Black Students Association says ‘legacy’ needs ‘correcting’
A Harvard University committee is considering a call from several student groups to rename the John Winthrop House due to its namesakes’ connections to slavery.
The undergraduate student dormitory was named after Massachusetts Bay Colony Gov. John Winthrop and his great-great grandson Professor John Winthrop, a pioneer in mathematics and astronomy in early America. Both also owned slaves, according to the “Harvard & the Legacy of Slavery” report.
Elyse Martin-Smith, political action chair of Harvard’s Black Students Association, told The College Fix in a phone interview this month that her association wants to see the house renamed because of the Winthrops’ connections to slavery.
Demands to change the name initiated last year with two other student organizations, the Generational African American Students Association and the Natives at Harvard College, The Fix reported at the time.
Martin-Smith, who lives in Winthrop House, said the Black Students Association “supports the efforts of GAASA and NaHC,” and “it was a bit dismaying that students had to put in as much effort as it did to bring this to life.”
Martin-Smith also elaborated on the significance that house membership holds for many Harvard students, saying whenever a student introduces themselves, they usually include their house. Winthrop House is one of 12 residential houses for undergrads at Harvard.
“Our houses at Harvard are a big part of peoples’ personal identification,” Martin-Smith told The Fix.
Martin-Smith said the Black Students Association would happily become involved in the renaming process and “correcting this legacy” if the university decides to remove the Winthrop name. However, she said renaming typically gets punted to donors.
A committee made up of faculty with historical expertise and experience with the House system and led by philosophy Professor Sean Kelly is considering the request to dename the Winthrop House, according to The Harvard Gazette.
Former Harvard President Claudine Gay, Dean Hopi Hoekstra, and the Faculty of Arts and Sciences formed the committee last year in response to a student-led petition, the report states.
The Fix contacted Kelly twice in the past month to ask about the committee’s next steps and to what extent the Winthrops’ engagement in slavery would have to be for the house to be denamed, but he did not respond.
In a November interview with The Gazette, Kelly said part of the history that the committee will be reviewing is whether “Professor Winthrop played a role in either directly or indirectly advocating for slavery in the mid-1700s in Massachusetts and at Harvard.”
Kelly also told the student newspaper that the proposal has three potential outcomes: nothing changes, the name is kept but contextualized, or the house is denamed.
Professor John Winthrop was the Hollis Professor of Mathematics and Natural Philosophy at Harvard from 1739 to 1779. His ancestor Gov. John Winthrop governed the Massachusetts Bay Colony and is known for his sermon, “Dreams of a City on a Hill.”

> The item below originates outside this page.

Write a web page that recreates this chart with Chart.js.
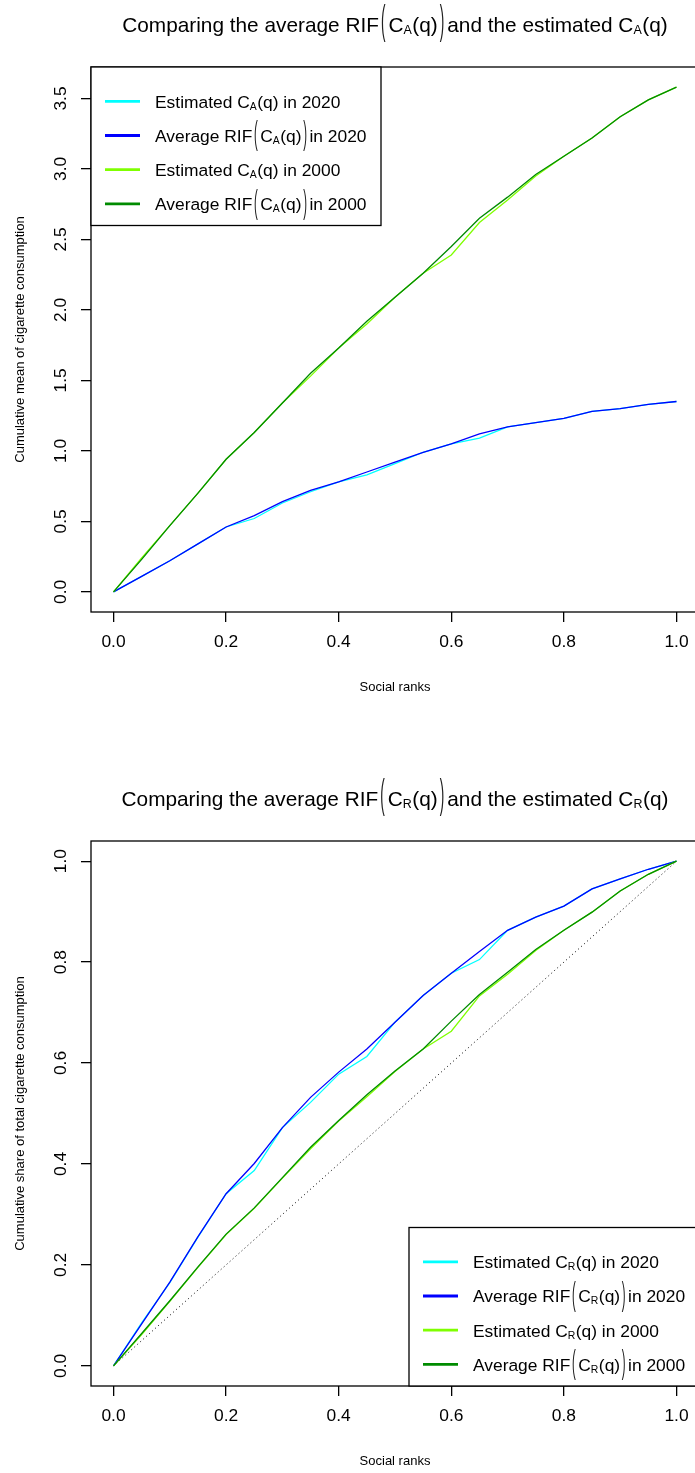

Along with the Winthrops owning slaves, students advocating for the name removal expressed concerns about the governor’s involvement in the Pequot War.
The armed battle between the Pequot tribe and colonists “culminated with the 1638 Treaty of Hartford, which outlawed the Pequot language and name, seized tribal lands, and disbanded the surviving Pequot, who were given to the victors as spoils of war or sold into slavery,” according to ConnecticutHistory.org.
Not everyone supports the denaming proposal.
Contacted by The Fix about the proposal, Mary Grabar, historian and author of “Debunking the 1619 Project,” said she thinks the committee should keep the Winthrop name.
“It will be difficult to find any figures of historical significance who did NOT own slaves at the time,” she told The Fix via email.
Grabar said contextualizing or denaming the house, “will simply invite further ahistorical attention on what is in reality a political project: the attempt to wipe away American history and founding principles.”